Fourier Neural Operators Explained: A Practical Perspective

Partial differential equations (PDEs) govern a wide variety of dynamical processes in science and engineering, yet obtaining their numerical solutions often requires high-resolution discretizations and repeated evaluations of complex operators, leading to substantial computational costs. Neural operators have recently emerged as a powerful framework for learning mappings between function spaces directly from data, enabling efficient surrogate models for PDE systems. Among these architectures, the Fourier Neural Operator (FNO) has become the most influential and widely adopted due to its elegant spectral formulation, which captures global correlations through learnable transformations in Fourier space while remaining invariant to discretization and resolution.
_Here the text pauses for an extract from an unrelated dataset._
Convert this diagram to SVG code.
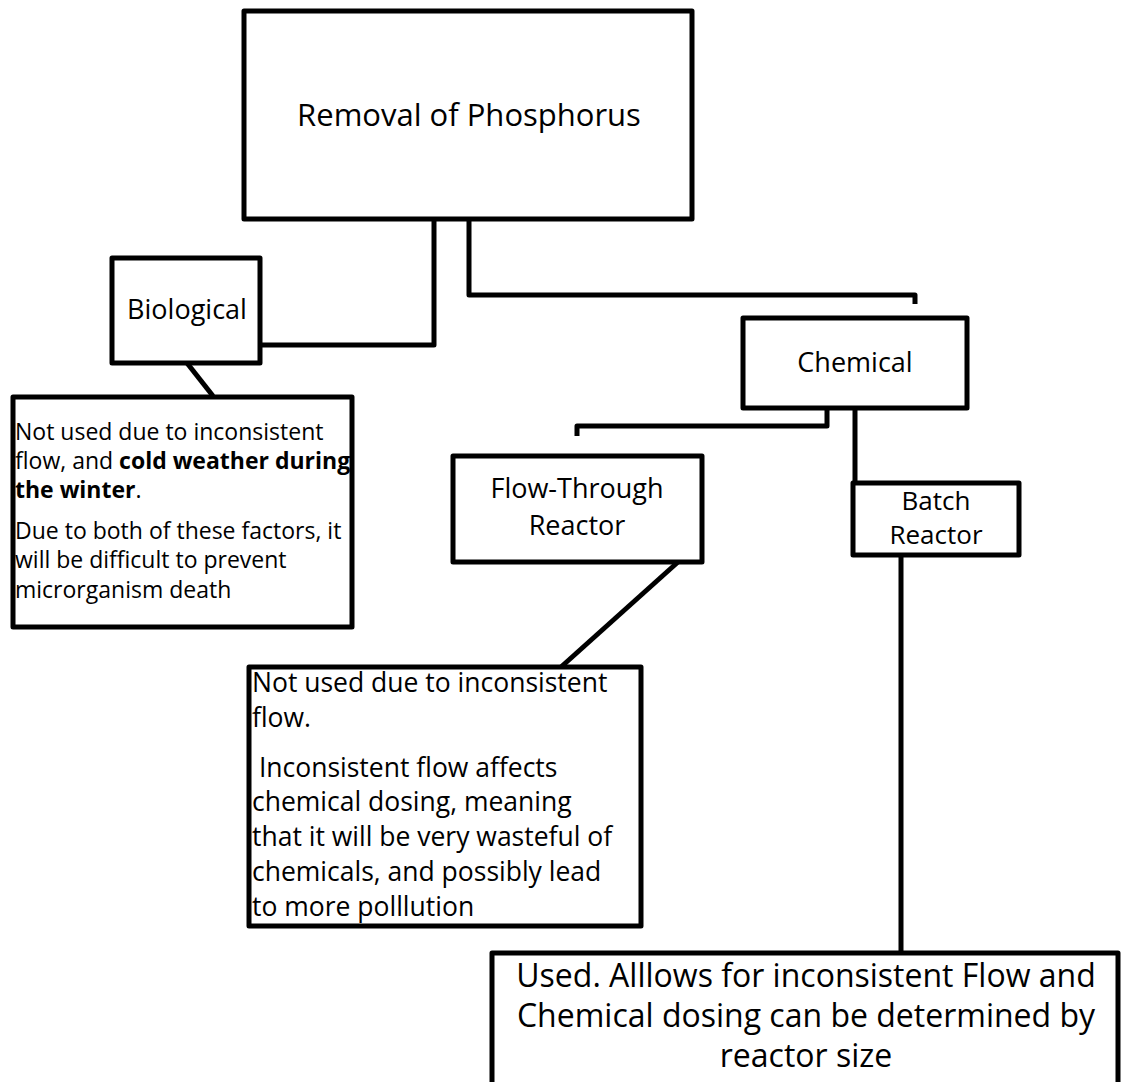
<svg xmlns="http://www.w3.org/2000/svg" width="1123" height="1082" viewBox="0 0 1123 1082">
  <style>
    .box { fill: #ffffff; stroke: #000000; stroke-width: 5; stroke-linejoin: round; }
    .wire { fill: none; stroke: #000000; stroke-width: 5; stroke-linejoin: round; }
    text { font-family: "Open Sans", "Noto Sans", "Liberation Sans", sans-serif; fill: #000000; }
    .title { font-size: 31px; text-anchor: middle; }
    .label { font-size: 27px; text-anchor: middle; }
    .label2 { font-size: 26px; text-anchor: middle; }
    .note { font-size: 23px; }
    .note2 { font-size: 26.5px; white-space: pre; }
    .note3 { font-size: 32px; text-anchor: middle; }
    .b { font-weight: bold; }
  </style>

  <rect width="1123" height="1082" fill="#ffffff"/>

  <!-- connectors -->
  <g id="connectors">
    <path class="wire" d="M434 220 V345 H260"/>
    <path class="wire" d="M469 220 V295 H915 V304"/>
    <path class="wire" d="M187 363 L213 396"/>
    <path class="wire" d="M827 408 V426 H577 V436"/>
    <path class="wire" d="M855 408 V483"/>
    <path class="wire" d="M678 562 L561 667"/>
    <path class="wire" d="M901 555 V953"/>
  </g>

  <!-- root -->
  <g id="node-removal">
    <rect class="box" x="244" y="11" width="448" height="208"/>
    <text class="title" x="469" y="126">Removal of Phosphorus</text>
  </g>

  <g id="node-biological">
    <rect class="box" x="112" y="258" width="148" height="105"/>
    <text class="label" x="187" y="319">Biological</text>
  </g>

  <g id="node-biological-note">
    <rect class="box" x="13" y="397" width="339" height="230"/>
    <text class="note" x="15" y="440">Not used due to inconsistent</text>
    <text class="note" x="15" y="469">flow, and <tspan class="b">cold weather during</tspan></text>
    <text class="note" x="15" y="498"><tspan class="b">the winter</tspan>.</text>
    <text class="note" x="15" y="539">Due to both of these factors, it</text>
    <text class="note" x="15" y="568">will be difficult to prevent</text>
    <text class="note" x="15" y="598">microrganism death</text>
  </g>

  <g id="node-chemical">
    <rect class="box" x="743" y="318" width="224" height="90"/>
    <text class="label" x="855" y="372">Chemical</text>
  </g>

  <g id="node-flow-through">
    <rect class="box" x="453" y="456" width="249" height="106"/>
    <text class="label" x="577" y="498">Flow-Through</text>
    <text class="label" x="577" y="535">Reactor</text>
  </g>

  <g id="node-batch">
    <rect class="box" x="853" y="483" width="166" height="72"/>
    <text class="label2" x="936" y="510">Batch</text>
    <text class="label2" x="936" y="544">Reactor</text>
  </g>

  <g id="node-flow-through-note">
    <rect class="box" x="249" y="667" width="392" height="259"/>
    <text class="note2" x="252" y="692">Not used due to inconsistent</text>
    <text class="note2" x="252" y="727">flow.</text>
    <text class="note2" x="252" y="777"> Inconsistent flow affects</text>
    <text class="note2" x="252" y="811">chemical dosing, meaning</text>
    <text class="note2" x="252" y="846">that it will be very wasteful of</text>
    <text class="note2" x="252" y="881">chemicals, and possibly lead</text>
    <text class="note2" x="252" y="916">to more polllution</text>
  </g>

  <g id="node-batch-note">
    <rect class="box" x="492" y="953" width="626" height="140"/>
    <text class="note3" x="806" y="987">Used. Alllows for inconsistent Flow and</text>
    <text class="note3" x="806" y="1027">Chemical dosing can be determined by</text>
    <text class="note3" x="806" y="1067">reactor size</text>
  </g>
</svg>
Despite their success, the practical use of FNOs is often hindered by an incomplete understanding among practitioners of their theoretical foundations, practical constraints, and implementation details, which can lead to their incorrect or unreliable application. This work presents a comprehensive and practice-oriented guide to FNOs, unifying their mathematical principles with implementation strategies. We provide an intuitive exposition to the concepts of operator theory and signal-processing that underlie the FNO, detail its spectral parameterization and the computational design of all its components, and address common misunderstandings encountered in the literature. The exposition is closely integrated with the NeuralOperator 2.0.0 library, offering modular state-of-the-art implementations that faithfully reflect the theory. By connecting rigorous foundations with practical insight, this guide aims to establish a clear and reliable framework for applying FNOs effectively across diverse scientific and engineering fields.